[Collected data]
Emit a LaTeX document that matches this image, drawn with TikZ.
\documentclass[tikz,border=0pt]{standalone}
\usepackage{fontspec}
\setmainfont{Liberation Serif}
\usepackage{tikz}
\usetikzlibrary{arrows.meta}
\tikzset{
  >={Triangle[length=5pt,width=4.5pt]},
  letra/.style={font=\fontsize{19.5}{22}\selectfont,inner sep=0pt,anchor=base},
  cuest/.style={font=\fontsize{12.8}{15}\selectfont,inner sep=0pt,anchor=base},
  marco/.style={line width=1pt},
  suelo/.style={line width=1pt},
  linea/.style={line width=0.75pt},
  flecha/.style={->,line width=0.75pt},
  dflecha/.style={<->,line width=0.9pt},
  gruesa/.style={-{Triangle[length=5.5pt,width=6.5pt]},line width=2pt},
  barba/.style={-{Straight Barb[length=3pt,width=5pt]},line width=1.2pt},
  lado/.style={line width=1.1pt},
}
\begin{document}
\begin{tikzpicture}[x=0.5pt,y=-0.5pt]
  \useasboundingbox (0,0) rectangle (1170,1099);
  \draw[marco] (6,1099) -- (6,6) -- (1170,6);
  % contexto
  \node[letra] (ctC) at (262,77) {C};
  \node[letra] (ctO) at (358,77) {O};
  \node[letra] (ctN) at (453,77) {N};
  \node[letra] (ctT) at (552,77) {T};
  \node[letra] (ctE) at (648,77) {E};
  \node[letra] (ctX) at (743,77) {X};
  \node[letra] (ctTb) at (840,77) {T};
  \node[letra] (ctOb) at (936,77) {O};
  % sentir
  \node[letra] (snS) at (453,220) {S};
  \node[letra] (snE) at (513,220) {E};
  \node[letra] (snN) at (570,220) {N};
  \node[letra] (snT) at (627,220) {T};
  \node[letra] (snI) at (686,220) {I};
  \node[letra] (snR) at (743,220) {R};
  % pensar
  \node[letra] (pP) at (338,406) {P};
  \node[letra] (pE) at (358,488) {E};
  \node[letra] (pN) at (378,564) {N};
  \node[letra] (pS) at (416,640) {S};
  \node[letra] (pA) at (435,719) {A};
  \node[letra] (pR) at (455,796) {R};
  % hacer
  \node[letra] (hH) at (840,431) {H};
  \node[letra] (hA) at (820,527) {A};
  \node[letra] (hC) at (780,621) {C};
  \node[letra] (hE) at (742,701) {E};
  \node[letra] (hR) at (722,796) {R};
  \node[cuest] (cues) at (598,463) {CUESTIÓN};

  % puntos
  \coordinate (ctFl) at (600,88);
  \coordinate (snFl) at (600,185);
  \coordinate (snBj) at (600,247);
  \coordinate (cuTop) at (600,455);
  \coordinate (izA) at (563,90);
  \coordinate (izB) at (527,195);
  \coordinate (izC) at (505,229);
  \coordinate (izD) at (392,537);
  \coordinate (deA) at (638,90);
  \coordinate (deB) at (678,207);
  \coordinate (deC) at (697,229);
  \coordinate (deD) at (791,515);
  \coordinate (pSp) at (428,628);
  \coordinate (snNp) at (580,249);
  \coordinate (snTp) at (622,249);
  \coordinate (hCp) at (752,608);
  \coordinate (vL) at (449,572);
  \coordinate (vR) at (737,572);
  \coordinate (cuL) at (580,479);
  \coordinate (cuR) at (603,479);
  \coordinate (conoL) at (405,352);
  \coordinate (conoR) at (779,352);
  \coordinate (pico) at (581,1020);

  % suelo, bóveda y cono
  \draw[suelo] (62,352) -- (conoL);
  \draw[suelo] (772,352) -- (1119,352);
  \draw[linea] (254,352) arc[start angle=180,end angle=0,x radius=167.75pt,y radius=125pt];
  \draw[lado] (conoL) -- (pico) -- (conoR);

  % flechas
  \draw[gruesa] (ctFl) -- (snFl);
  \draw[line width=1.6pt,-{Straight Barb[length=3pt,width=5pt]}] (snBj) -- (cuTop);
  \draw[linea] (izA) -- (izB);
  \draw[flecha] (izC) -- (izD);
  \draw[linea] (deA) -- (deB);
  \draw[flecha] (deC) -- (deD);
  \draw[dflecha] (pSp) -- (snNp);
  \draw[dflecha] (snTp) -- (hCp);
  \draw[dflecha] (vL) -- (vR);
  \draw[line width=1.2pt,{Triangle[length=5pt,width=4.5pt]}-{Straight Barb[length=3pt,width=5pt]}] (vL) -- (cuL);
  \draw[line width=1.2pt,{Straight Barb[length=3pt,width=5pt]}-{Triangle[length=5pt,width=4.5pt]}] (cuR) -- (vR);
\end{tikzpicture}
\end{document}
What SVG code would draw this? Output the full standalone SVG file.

- REQUIRED TASK -
Reply with nothing but a number: how many lines of the entries above contain the string "this"?

- REPLY -
2